** START OF Data provided **
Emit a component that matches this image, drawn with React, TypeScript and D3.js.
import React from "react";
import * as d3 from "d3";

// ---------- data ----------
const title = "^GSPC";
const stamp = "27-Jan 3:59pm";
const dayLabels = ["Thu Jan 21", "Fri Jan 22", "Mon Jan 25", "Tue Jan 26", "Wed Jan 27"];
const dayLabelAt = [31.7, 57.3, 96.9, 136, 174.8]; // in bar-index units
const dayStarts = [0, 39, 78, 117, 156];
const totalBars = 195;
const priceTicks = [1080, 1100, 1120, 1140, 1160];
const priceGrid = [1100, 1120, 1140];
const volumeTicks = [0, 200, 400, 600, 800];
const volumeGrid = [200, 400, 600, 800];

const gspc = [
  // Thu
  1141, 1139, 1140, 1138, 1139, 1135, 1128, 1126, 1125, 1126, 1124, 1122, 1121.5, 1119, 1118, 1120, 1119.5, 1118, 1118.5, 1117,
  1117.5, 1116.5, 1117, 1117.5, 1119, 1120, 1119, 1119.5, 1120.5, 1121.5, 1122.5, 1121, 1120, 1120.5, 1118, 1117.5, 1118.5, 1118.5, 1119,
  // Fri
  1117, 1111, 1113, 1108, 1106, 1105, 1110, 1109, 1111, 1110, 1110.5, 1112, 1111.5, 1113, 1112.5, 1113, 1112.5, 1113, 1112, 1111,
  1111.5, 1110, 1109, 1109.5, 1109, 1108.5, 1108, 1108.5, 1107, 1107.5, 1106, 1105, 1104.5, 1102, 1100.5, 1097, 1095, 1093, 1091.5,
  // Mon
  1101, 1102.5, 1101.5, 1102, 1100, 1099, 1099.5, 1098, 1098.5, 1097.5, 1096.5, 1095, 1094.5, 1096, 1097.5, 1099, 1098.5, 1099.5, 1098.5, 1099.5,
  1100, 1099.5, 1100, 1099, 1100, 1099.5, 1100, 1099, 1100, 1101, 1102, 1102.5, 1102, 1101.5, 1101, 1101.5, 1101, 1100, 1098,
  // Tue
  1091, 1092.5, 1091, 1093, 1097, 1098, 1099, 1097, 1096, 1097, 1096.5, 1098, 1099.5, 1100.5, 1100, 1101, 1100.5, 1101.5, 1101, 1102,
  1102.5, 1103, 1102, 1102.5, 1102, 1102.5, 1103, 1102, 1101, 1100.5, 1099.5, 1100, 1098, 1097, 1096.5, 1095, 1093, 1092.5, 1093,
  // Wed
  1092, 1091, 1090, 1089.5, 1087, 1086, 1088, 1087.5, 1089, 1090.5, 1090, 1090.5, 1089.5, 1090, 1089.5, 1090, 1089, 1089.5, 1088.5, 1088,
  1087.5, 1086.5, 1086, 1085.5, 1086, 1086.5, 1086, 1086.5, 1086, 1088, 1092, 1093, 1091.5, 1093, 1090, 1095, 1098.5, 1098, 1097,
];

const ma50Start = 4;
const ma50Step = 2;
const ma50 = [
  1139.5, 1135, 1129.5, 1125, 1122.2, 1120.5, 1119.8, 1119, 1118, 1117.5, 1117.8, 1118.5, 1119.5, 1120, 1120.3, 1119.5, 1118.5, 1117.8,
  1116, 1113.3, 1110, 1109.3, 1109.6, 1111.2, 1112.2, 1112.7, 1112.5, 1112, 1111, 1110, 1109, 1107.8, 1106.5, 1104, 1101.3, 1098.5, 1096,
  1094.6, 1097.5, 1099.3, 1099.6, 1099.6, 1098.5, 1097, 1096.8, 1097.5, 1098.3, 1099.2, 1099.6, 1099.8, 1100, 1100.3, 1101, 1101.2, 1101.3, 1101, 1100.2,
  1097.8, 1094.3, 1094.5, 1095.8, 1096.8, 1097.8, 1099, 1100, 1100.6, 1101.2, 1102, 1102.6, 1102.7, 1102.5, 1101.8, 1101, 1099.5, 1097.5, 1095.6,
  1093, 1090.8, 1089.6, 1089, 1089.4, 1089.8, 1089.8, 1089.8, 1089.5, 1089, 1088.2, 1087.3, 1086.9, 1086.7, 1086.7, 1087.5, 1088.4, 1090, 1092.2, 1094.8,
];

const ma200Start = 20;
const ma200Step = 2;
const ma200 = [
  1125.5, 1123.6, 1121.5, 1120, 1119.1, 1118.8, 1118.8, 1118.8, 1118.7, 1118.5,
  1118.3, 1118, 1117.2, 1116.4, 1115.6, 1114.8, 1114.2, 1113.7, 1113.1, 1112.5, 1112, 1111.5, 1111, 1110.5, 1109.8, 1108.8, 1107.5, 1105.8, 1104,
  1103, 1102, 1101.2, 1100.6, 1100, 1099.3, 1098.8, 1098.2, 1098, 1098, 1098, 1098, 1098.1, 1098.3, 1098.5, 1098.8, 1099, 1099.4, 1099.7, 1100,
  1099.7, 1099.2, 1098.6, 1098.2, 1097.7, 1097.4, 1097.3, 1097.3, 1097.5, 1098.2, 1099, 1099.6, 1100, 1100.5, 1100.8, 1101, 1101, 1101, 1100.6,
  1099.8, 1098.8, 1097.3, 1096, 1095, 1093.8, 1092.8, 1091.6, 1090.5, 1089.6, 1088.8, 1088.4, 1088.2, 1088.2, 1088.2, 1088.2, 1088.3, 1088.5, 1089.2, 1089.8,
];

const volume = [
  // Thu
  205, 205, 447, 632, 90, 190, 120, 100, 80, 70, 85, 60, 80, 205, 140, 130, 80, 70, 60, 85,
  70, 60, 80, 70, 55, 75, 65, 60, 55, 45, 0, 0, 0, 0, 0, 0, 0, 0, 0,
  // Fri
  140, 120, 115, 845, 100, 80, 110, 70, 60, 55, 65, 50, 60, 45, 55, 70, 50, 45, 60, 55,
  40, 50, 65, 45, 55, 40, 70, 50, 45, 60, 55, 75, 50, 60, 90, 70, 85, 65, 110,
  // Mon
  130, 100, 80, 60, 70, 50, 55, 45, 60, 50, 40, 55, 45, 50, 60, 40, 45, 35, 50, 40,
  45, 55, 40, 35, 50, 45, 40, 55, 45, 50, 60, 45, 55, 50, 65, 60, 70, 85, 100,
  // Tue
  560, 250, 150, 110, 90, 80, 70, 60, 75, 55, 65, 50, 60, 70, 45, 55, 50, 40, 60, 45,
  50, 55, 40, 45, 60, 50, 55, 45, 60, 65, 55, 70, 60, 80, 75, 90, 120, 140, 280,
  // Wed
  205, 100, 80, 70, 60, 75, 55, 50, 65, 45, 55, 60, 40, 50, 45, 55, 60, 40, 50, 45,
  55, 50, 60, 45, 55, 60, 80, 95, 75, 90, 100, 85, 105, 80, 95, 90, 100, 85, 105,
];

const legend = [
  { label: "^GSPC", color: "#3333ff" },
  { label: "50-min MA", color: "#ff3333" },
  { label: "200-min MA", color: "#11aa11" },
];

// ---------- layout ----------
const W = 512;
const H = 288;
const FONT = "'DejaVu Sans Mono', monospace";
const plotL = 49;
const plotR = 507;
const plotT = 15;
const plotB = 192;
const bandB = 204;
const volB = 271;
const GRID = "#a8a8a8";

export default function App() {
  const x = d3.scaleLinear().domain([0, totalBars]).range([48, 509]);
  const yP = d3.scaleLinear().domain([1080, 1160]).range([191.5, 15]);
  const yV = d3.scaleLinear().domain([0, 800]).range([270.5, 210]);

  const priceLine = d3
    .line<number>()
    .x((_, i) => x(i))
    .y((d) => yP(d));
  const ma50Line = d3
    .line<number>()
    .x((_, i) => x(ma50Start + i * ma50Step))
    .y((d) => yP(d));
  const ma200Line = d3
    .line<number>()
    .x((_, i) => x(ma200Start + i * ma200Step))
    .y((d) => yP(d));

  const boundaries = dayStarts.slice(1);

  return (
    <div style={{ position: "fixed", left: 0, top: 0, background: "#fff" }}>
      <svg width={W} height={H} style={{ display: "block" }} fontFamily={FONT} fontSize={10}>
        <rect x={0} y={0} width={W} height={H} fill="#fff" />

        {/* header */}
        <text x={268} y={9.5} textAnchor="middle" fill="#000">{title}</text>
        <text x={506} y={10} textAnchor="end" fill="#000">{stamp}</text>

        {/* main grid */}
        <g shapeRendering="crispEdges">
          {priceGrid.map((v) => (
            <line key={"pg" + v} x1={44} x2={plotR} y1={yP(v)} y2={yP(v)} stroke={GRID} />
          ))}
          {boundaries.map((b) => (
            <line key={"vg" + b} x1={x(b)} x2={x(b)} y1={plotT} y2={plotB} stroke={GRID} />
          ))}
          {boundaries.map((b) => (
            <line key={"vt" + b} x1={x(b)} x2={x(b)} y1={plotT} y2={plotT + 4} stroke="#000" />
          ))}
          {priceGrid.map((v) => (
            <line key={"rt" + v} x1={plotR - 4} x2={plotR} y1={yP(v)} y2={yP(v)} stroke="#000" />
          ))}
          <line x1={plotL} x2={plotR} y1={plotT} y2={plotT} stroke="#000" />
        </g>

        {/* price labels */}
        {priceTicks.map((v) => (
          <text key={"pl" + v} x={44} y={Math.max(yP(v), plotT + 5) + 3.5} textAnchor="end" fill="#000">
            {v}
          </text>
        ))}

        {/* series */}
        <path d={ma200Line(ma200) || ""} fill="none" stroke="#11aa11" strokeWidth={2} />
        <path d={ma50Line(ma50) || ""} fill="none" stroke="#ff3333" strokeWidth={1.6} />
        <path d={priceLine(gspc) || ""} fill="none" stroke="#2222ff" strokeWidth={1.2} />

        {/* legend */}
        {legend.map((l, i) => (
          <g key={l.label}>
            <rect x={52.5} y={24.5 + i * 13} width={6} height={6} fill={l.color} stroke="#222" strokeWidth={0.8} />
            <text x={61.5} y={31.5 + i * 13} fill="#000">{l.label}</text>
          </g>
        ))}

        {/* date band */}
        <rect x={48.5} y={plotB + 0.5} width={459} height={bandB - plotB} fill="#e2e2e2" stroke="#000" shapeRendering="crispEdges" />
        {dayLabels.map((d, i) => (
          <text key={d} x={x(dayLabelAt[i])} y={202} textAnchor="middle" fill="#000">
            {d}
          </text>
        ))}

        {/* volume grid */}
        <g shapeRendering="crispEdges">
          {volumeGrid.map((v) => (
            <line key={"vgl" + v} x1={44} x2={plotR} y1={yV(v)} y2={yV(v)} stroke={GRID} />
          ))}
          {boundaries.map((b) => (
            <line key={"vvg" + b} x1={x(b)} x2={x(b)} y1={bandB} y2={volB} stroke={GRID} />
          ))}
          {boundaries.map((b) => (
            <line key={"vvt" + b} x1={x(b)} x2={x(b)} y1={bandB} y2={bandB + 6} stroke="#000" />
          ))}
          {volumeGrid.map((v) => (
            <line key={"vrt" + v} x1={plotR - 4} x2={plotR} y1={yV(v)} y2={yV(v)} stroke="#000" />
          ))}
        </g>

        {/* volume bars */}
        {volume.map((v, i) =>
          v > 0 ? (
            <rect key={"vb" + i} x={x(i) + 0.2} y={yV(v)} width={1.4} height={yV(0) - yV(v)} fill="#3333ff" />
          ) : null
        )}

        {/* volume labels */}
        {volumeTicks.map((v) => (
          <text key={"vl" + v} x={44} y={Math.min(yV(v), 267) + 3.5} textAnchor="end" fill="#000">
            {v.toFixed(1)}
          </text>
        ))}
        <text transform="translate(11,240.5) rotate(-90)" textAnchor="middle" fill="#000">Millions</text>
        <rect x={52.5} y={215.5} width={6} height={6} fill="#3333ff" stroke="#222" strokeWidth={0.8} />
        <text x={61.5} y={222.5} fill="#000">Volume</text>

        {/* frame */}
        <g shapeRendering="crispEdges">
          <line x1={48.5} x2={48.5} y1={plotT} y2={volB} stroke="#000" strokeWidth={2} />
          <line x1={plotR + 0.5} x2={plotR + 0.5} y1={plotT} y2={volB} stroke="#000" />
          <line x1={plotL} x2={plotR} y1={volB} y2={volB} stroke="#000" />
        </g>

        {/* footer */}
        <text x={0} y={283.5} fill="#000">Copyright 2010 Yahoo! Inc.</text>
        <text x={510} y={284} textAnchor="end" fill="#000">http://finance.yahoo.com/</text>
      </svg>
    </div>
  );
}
** END OF Data provided **
** START OF Data provided **
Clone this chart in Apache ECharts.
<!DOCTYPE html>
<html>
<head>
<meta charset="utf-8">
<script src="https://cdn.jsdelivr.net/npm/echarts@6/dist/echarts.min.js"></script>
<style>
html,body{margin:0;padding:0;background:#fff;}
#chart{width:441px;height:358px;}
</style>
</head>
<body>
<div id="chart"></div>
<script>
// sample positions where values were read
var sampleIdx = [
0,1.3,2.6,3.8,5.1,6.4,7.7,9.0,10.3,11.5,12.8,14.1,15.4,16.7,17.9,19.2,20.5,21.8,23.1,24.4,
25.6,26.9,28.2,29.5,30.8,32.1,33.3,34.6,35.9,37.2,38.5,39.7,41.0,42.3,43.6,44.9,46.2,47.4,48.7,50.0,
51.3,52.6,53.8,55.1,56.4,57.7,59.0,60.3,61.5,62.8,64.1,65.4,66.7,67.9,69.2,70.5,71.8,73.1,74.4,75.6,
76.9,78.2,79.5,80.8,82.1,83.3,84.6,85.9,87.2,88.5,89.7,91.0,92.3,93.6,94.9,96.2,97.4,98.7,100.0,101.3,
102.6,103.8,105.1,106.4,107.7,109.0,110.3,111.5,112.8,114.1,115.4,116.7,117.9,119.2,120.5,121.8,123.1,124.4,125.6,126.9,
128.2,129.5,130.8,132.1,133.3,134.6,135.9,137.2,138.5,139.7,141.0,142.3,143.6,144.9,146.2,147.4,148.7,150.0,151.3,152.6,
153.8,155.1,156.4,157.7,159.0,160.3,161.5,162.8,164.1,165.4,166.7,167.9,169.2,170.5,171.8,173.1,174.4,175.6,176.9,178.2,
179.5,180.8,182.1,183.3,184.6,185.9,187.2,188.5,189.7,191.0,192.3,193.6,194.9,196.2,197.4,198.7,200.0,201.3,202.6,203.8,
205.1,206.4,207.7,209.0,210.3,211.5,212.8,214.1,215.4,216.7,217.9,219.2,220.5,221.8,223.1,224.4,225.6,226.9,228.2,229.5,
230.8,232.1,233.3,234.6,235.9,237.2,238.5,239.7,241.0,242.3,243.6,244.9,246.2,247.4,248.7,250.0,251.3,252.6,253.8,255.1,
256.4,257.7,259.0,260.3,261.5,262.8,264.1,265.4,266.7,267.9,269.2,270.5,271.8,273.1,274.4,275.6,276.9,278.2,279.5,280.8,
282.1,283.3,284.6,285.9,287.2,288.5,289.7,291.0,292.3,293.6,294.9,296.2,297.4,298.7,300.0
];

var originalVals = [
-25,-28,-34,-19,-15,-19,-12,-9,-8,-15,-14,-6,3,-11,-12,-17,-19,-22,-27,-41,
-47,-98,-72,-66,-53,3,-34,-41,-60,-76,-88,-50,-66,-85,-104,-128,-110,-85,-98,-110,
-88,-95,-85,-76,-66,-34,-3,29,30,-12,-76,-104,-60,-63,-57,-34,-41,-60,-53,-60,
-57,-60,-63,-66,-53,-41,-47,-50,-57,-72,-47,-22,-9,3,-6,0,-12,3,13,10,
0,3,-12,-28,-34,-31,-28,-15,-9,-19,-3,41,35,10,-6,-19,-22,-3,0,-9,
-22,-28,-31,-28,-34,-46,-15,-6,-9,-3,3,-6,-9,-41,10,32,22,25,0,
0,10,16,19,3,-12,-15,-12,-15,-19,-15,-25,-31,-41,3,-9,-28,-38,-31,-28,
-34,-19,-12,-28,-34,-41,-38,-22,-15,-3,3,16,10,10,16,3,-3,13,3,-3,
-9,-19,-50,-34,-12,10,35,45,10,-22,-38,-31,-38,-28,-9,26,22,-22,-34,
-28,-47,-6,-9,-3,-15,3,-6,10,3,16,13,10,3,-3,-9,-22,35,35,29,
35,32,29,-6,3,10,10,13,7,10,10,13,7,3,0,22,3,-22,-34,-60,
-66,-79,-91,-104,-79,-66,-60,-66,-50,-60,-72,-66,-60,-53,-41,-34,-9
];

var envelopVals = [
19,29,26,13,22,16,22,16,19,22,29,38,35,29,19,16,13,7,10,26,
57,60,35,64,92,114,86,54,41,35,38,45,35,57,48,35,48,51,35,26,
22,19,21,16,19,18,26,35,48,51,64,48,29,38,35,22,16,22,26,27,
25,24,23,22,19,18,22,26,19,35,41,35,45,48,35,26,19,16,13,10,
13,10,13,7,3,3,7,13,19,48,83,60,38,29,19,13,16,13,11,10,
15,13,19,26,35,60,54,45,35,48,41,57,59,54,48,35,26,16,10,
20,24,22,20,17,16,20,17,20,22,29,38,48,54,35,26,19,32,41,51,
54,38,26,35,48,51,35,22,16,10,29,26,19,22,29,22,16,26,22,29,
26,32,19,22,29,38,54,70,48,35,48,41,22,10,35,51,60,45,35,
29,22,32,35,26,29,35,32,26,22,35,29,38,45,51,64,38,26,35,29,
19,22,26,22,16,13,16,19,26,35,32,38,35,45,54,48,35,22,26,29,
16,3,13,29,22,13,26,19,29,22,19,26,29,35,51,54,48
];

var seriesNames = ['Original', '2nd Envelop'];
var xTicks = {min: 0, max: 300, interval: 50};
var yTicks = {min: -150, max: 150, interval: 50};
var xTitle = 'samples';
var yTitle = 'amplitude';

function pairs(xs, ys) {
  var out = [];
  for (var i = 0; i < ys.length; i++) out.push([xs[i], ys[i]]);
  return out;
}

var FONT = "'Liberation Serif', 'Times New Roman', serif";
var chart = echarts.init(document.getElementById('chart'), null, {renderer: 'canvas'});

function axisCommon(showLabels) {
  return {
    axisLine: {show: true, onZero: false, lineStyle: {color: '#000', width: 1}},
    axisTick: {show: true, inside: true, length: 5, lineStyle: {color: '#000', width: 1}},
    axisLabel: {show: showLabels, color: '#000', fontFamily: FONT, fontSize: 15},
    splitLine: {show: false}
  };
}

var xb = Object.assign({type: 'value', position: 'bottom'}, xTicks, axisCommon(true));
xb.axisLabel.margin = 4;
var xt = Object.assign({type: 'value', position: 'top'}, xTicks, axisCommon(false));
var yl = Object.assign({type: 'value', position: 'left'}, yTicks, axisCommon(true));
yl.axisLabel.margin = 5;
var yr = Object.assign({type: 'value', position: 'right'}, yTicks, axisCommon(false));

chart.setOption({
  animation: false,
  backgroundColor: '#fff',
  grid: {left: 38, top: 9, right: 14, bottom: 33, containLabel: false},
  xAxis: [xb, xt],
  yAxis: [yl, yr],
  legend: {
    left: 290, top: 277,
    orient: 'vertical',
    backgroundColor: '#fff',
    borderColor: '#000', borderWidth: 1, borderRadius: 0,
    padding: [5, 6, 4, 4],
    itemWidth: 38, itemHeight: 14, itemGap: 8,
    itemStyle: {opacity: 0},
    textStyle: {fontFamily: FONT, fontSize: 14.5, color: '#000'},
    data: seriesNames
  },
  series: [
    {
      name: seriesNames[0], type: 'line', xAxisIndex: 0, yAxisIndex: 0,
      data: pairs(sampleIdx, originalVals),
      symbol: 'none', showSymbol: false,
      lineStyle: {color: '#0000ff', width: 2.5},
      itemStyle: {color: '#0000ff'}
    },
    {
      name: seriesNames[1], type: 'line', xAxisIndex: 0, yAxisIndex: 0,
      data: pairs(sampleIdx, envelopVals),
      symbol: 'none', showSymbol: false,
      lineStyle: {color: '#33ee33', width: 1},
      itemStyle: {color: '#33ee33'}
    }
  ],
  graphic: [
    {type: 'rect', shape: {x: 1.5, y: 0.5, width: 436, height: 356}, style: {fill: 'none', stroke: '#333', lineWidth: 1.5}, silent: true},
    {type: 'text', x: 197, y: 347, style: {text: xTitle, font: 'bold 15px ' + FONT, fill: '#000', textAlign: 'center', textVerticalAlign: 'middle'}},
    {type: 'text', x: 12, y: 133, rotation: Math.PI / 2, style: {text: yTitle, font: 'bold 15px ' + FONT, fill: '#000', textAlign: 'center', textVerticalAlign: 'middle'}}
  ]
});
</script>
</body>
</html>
** END OF Data provided **
▶ **Your instructions**: From the entries above, give again exactly the lines running from the line with "Emit a component" to the line with "import * as"; include both of those lines.

▶ **Output below**:
Emit a component that matches this image, drawn with React, TypeScript and D3.js.
import React from "react";
import * as d3 from "d3";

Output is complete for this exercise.